Our joint work with provinces and territories has been particularly successful and provides a good model for future joint work on health care. Federal, provincial and territorial governments reached an agreement on a common statement of principles for shared health priorities in 2017, which outlines key priorities for federal investments in mental health and addictions, as well as home and community care.
The common statement reaffirms our shared commitment to report on results to Canadians through common indicators; to improve the affordability, accessibility and appropriate use of prescription drugs; to support health innovation; and to engage with regional and national indigenous leaders on their priorities for improving the health outcomes of indigenous peoples. Under this agreement, federal investments of $11 billion over 10 years are being used by provinces and territories to address specific needs in our health care system, such as increasing the availability of home and palliative care and helping youth access needed mental health services.

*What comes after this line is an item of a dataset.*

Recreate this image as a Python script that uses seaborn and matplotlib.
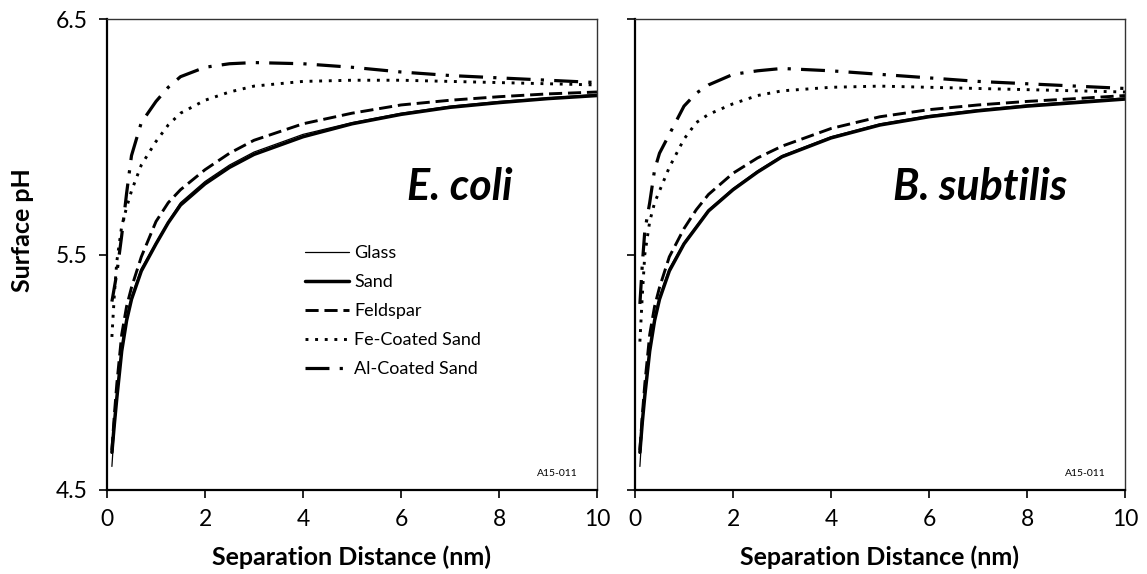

We will continue to build on this progress as we work to implement the commitments outlined in the mandate letter of the Minister of Health, including improving access to primary care, setting national standards for access to mental health services, and continuing to make home and palliative care more available across the country. In this respect, the government looks forward to learning more about the challenges faced by Canadians in accessing dental care and will actively participate in the study of this important issue by the House of Commons Standing Committee on Health.